STATED EXERCISE:
Copy the data exactly; pictures stay out of the copy.

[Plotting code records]
-------
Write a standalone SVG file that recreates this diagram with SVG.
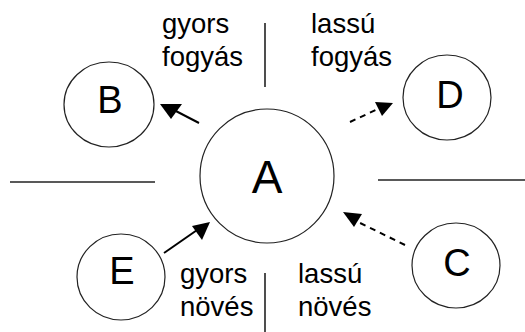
<svg xmlns="http://www.w3.org/2000/svg" width="525" height="332" viewBox="0 0 525 332">
<style>
.node{fill:#fff;stroke:#222;stroke-width:1.2}
.lbl{font-family:"Liberation Sans",Arial,sans-serif;fill:#000}
.big{font-size:38px;text-anchor:middle}
.txt{font-size:27.5px}
.sep{stroke:#222;stroke-width:1.6;fill:none}
.conn{stroke:#000;stroke-width:2;fill:none}
.dash{stroke-dasharray:6 5}
.head{fill:#000}
</style>
<rect width="525" height="332" fill="#fff"/>
<g id="separators">
<line class="sep" x1="10" y1="182" x2="155" y2="182"/>
<line class="sep" x1="378" y1="180" x2="525" y2="180"/>
<line class="sep" x1="265" y1="23" x2="265" y2="87"/>
<line class="sep" x1="265" y1="273" x2="265" y2="332"/>
</g>
<g id="labels" class="lbl txt">
<text x="162" y="33">gyors</text>
<text x="162" y="66">fogyás</text>
<text x="311" y="33">lassú</text>
<text x="311" y="66">fogyás</text>
<text x="180" y="283">gyors</text>
<text x="180" y="316">növés</text>
<text x="298" y="283">lassú</text>
<text x="298" y="316">növés</text>
</g>
<g id="node-A"><circle class="node" cx="267" cy="176" r="67"/><text class="lbl" x="267" y="193" font-size="46" text-anchor="middle">A</text></g>
<g id="node-B"><ellipse class="node" cx="109" cy="104.5" rx="45" ry="42.5"/><text class="lbl big" x="110" y="113">B</text></g>
<g id="node-D"><ellipse class="node" cx="447" cy="97.5" rx="44" ry="42.5"/><text class="lbl big" x="450" y="108">D</text></g>
<g id="node-E"><ellipse class="node" cx="121" cy="277" rx="44" ry="43"/><text class="lbl big" x="122" y="284">E</text></g>
<g id="node-C"><ellipse class="node" cx="456" cy="265.5" rx="44" ry="42.5"/><text class="lbl big" x="457" y="276">C</text></g>
<g id="connectors">
<line class="conn" x1="199" y1="123" x2="172" y2="109"/>
<polygon class="head" points="160,104 182,104 171,119"/>
<line class="conn dash" x1="350" y1="122" x2="380" y2="108"/>
<polygon class="head" points="375,102 393,103 382,116"/>
<line class="conn" x1="164" y1="253" x2="200" y2="228"/>
<polygon class="head" points="192,226 210,222 202,240"/>
<line class="conn dash" x1="405" y1="245" x2="352" y2="219"/>
<polygon class="head" points="343,212 362,214 354,227"/>
</g>
</svg>
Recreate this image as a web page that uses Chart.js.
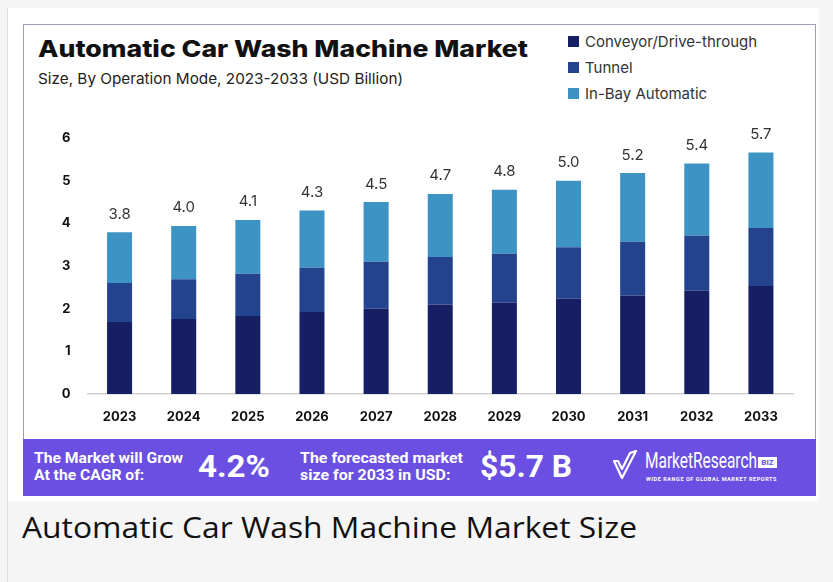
-------
EXPECTED ANSWER:
Write a standalone SVG file that recreates this diagram with SVG.
<svg xmlns="http://www.w3.org/2000/svg" width="525" height="332" viewBox="0 0 525 332">
<style>
.node{fill:#fff;stroke:#222;stroke-width:1.2}
.lbl{font-family:"Liberation Sans",Arial,sans-serif;fill:#000}
.big{font-size:38px;text-anchor:middle}
.txt{font-size:27.5px}
.sep{stroke:#222;stroke-width:1.6;fill:none}
.conn{stroke:#000;stroke-width:2;fill:none}
.dash{stroke-dasharray:6 5}
.head{fill:#000}
</style>
<rect width="525" height="332" fill="#fff"/>
<g id="separators">
<line class="sep" x1="10" y1="182" x2="155" y2="182"/>
<line class="sep" x1="378" y1="180" x2="525" y2="180"/>
<line class="sep" x1="265" y1="23" x2="265" y2="87"/>
<line class="sep" x1="265" y1="273" x2="265" y2="332"/>
</g>
<g id="labels" class="lbl txt">
<text x="162" y="33">gyors</text>
<text x="162" y="66">fogyás</text>
<text x="311" y="33">lassú</text>
<text x="311" y="66">fogyás</text>
<text x="180" y="283">gyors</text>
<text x="180" y="316">növés</text>
<text x="298" y="283">lassú</text>
<text x="298" y="316">növés</text>
</g>
<g id="node-A"><circle class="node" cx="267" cy="176" r="67"/><text class="lbl" x="267" y="193" font-size="46" text-anchor="middle">A</text></g>
<g id="node-B"><ellipse class="node" cx="109" cy="104.5" rx="45" ry="42.5"/><text class="lbl big" x="110" y="113">B</text></g>
<g id="node-D"><ellipse class="node" cx="447" cy="97.5" rx="44" ry="42.5"/><text class="lbl big" x="450" y="108">D</text></g>
<g id="node-E"><ellipse class="node" cx="121" cy="277" rx="44" ry="43"/><text class="lbl big" x="122" y="284">E</text></g>
<g id="node-C"><ellipse class="node" cx="456" cy="265.5" rx="44" ry="42.5"/><text class="lbl big" x="457" y="276">C</text></g>
<g id="connectors">
<line class="conn" x1="199" y1="123" x2="172" y2="109"/>
<polygon class="head" points="160,104 182,104 171,119"/>
<line class="conn dash" x1="350" y1="122" x2="380" y2="108"/>
<polygon class="head" points="375,102 393,103 382,116"/>
<line class="conn" x1="164" y1="253" x2="200" y2="228"/>
<polygon class="head" points="192,226 210,222 202,240"/>
<line class="conn dash" x1="405" y1="245" x2="352" y2="219"/>
<polygon class="head" points="343,212 362,214 354,227"/>
</g>
</svg>
Recreate this image as a web page that uses Chart.js.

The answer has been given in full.